Employers in this position should assess the risk of claims. Where redundant employees have signed compromise agreements, this will reduce the risk of claims in practice, although claims for protective awards cannot technically be waived using a compromise agreement.
Where trade union or employee representatives have conducted a collective consultation, any protective award claims must be brought by those representatives, not individual employees. Where a risk of claims is considered to be high, employers could take a proactive approach and discuss a future consultation strategy with the representatives, perhaps in return for their agreement not to pursue claims arising from the recent redundancy programme.
Woolworths represents a significant shift in the law on collective redundancy consultation. Only a bold employer will ignore its implications.

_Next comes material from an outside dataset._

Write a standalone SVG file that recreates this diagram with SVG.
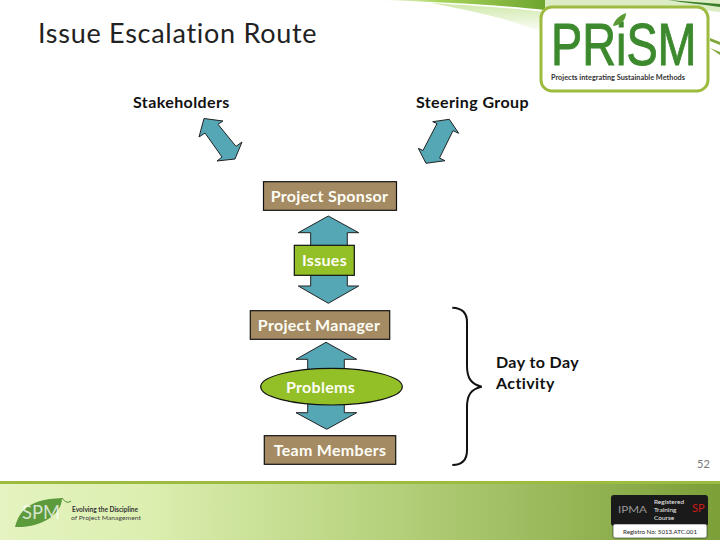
<svg xmlns="http://www.w3.org/2000/svg" width="720" height="540" viewBox="0 0 720 540">
<style>
.t{font-family:"Lato","Open Sans","Liberation Sans",sans-serif}
.lab{font-size:16px;font-weight:700;fill:#111;letter-spacing:.4px}
.w{font-size:16px;font-weight:700;fill:#fdfdf5;text-anchor:middle;letter-spacing:.3px}
.box{fill:#a58b64;stroke:#111;stroke-width:1.2}
.ar{fill:#55a7b5;stroke:#222;stroke-width:1}
.gr{fill:#93bf27;stroke:#111;stroke-width:1.2}
</style>
<defs>
<linearGradient id="foot" x1="0" y1="0" x2="1" y2="0"><stop offset="0" stop-color="#e4f3c0"/><stop offset=".2" stop-color="#dcefb0"/><stop offset=".55" stop-color="#b4d07a"/><stop offset="1" stop-color="#7c9f38"/></linearGradient>
<linearGradient id="sw" x1="0" y1="0" x2="1" y2="0"><stop offset="0" stop-color="#fff"/><stop offset=".35" stop-color="#a9d45c"/><stop offset="1" stop-color="#6ea52e"/></linearGradient>
<linearGradient id="fade" x1="0" y1="0" x2="0" y2="1"><stop offset="0" stop-color="#cfe8a8"/><stop offset="1" stop-color="#fff"/></linearGradient>
</defs>
<rect width="720" height="540" fill="#fff"/>
<g id="background">
<path d="M430 3C480 6 510 8 545 12L545 34C520 22 480 12 430 3Z" fill="url(#fade)"/>
<path d="M380 0H545L545 10C500 5 440 2 380 0Z" fill="url(#sw)"/>
<path d="M545 0H720V12C680 6 610 4 545 10Z" fill="#dcecc4"/>
<path d="M668 0L720 4V7C700 4 685 3 668 0Z" fill="#3d7f2a"/>
<path d="M710 38L720 42V45L710 41ZM710 48L720 52V55Z" fill="#7fa83a"/>
<rect x="0" y="481" width="720" height="59" fill="url(#foot)"/>
<rect x="0" y="481" width="720" height="3" fill="#9dbb3f"/>
</g>
<text class="t" x="38" y="43" font-size="27" fill="#222" letter-spacing=".72">Issue Escalation Route</text>
<g id="prism-logo">
<rect x="541" y="7" width="167" height="84" rx="11" fill="#fff" stroke="#9dbb3f" stroke-width="3"/>
<text x="0" y="0" transform="translate(551,65) scale(.78,1)" font-size="60" fill="#3d8a2e" stroke="#3d8a2e" stroke-width="1" style="font-family:'Liberation Sans',sans-serif">PRiSM</text>
<path d="M613 26C614 20 620 15 626 13C626 20 621 25 613 26Z" fill="#5a9a35"/>
<text class="t" x="551" y="80" font-size="6.5" font-weight="700" fill="#333" textLength="134" lengthAdjust="spacingAndGlyphs">Projects integrating Sustainable Methods</text>
</g>
<g id="connectors">
<polygon class="ar" points="204,118.5 199,137 205,133 222,157 217,161 235,159 242,142 236,146.4 218,124.3 223,121"/>
<polygon class="ar" points="449.3,119.3 432.7,121.7 437,123.6 423,150.500 418.3,148.3 426,163.3 445,160.7 439.5,158 453,130.7 458.7,133.3"/>
<polygon class="ar" points="328.3,216 298.3,232.7 310.7,232.7 310.7,286 298.3,286 328.3,303.3 358.7,286 347.3,286 347.3,232.7 358.7,232.7"/>
<polygon class="ar" points="326,342.3 296,359.3 307.7,359.3 307.7,412.7 296,412.7 326.7,429.3 356.7,412.7 344.3,412.7 344.3,359.3 356.7,359.3"/>
<path d="M452.3 307.7C462 308 467 313 467 322V366C467 378 471 384 481.7 386.7C471 389 467 395 467 407V450C467 460 462 465 452.3 465" fill="none" stroke="#111" stroke-width="2"/>
</g>
<g id="stakeholders"><text class="t lab" x="133" y="108">Stakeholders</text></g>
<g id="steering-group"><text class="t lab" x="416" y="108">Steering Group</text></g>
<g id="project-sponsor"><rect class="box" x="263.5" y="181.7" width="133" height="28.6"/><text class="t w" x="329.5" y="202">Project Sponsor</text></g>
<g id="issues"><rect class="gr" x="294.3" y="245.3" width="60" height="30"/><text class="t w" x="324.5" y="266">Issues</text></g>
<g id="project-manager"><rect class="box" x="250.3" y="310.7" width="139.4" height="28.6"/><text class="t w" x="319" y="331">Project Manager</text></g>
<g id="problems"><ellipse class="gr" cx="331.5" cy="386.7" rx="70.8" ry="18.3"/><text class="t w" x="320.5" y="393">Problems</text></g>
<g id="team-members"><rect class="box" x="264.3" y="435.7" width="131.4" height="28.6"/><text class="t w" x="330" y="456">Team Members</text></g>
<g id="day-to-day"><text class="t lab" x="496" y="368">Day to Day</text><text class="t lab" x="496" y="389">Activity</text></g>
<text class="t" x="697" y="468" font-size="11" fill="#777">52</text>
<g id="spm-logo">
<path d="M15 527C20 507 34 499 62 498C62 515 40 528 15 527Z" fill="#5d9a3c"/>
<path d="M62 498C66 503 68 503 71 501" fill="none" stroke="#4c8a30"/>
<text class="t" x="22" y="519" font-size="20" fill="#fff" fill-opacity=".75" textLength="38" lengthAdjust="spacingAndGlyphs">SPM</text>
<text class="t" x="72" y="512" font-size="6.5" font-weight="700" fill="#333" textLength="66" lengthAdjust="spacingAndGlyphs">Evolving the Discipline</text>
<text class="t" x="71" y="520" font-size="6.5" fill="#444" textLength="70" lengthAdjust="spacingAndGlyphs">of Project Management</text>
</g>
<g id="ipma-badge">
<rect x="611" y="495" width="97" height="31" rx="3" fill="#1a1a1a"/>
<rect x="613" y="524" width="94" height="14" rx="2" fill="#fff" stroke="#222" stroke-width=".6"/>
<text class="t" x="618" y="513" font-size="10" fill="#999" textLength="29" lengthAdjust="spacingAndGlyphs">IPMA</text>
<text class="t" x="654" y="504" font-size="6.5" fill="#eee">Registered</text>
<text class="t" x="654" y="512" font-size="6.5" fill="#eee">Training</text>
<text class="t" x="654" y="519.5" font-size="6.5" fill="#eee">Course</text>
<text class="t" x="692" y="512" font-size="11" fill="#d01a16">SP</text>
<text class="t" x="623" y="534" font-size="6" fill="#222" textLength="74" lengthAdjust="spacingAndGlyphs">Registro No: 5013.ATC.001</text>
</g>
</svg>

Since this article was written, it has been confirmed that permission to appeal the Woolworths decision to the Court of Appeal has been sought by the Secretary of State. If permission is granted and an appeal lodged, it will be some time before a judgment is given. In the meantime, the EAT's judgment remains the leading authority (subject to the comments made above).
John Evason is a partner, and Hilary Wilde is a senior professional support lawyer, at Baker & McKenzie LLP.

Consultation requirements

Section 188 of the Trade Union and Labour Relations (Consolidation) Act 1992 requires an employer to consult collectively where it proposes to dismiss by reason of redundancy 20 or more employees at one establishment within a 90-day period.
Consultation must begin in good time and is subject, in any event, to the following timescales before the dismissals take effect:
  • At least 30 days where between 20 and 99 employees are to be dismissed.
  • At least 45 days where 100 or more employees are to be dismissed.
The concept of establishment is key when deciding whether the collective consultation obligations have been triggered. There is, however, no definition, and the government said clearly in its response to consultation on changes to the collective redundancy regime earlier in 2013 that it was not going to introduce one (see News briefs "Collective redundancy law shake-up: reducing the burden on employers?", and "Managing collective redundancies: Acas's top tips").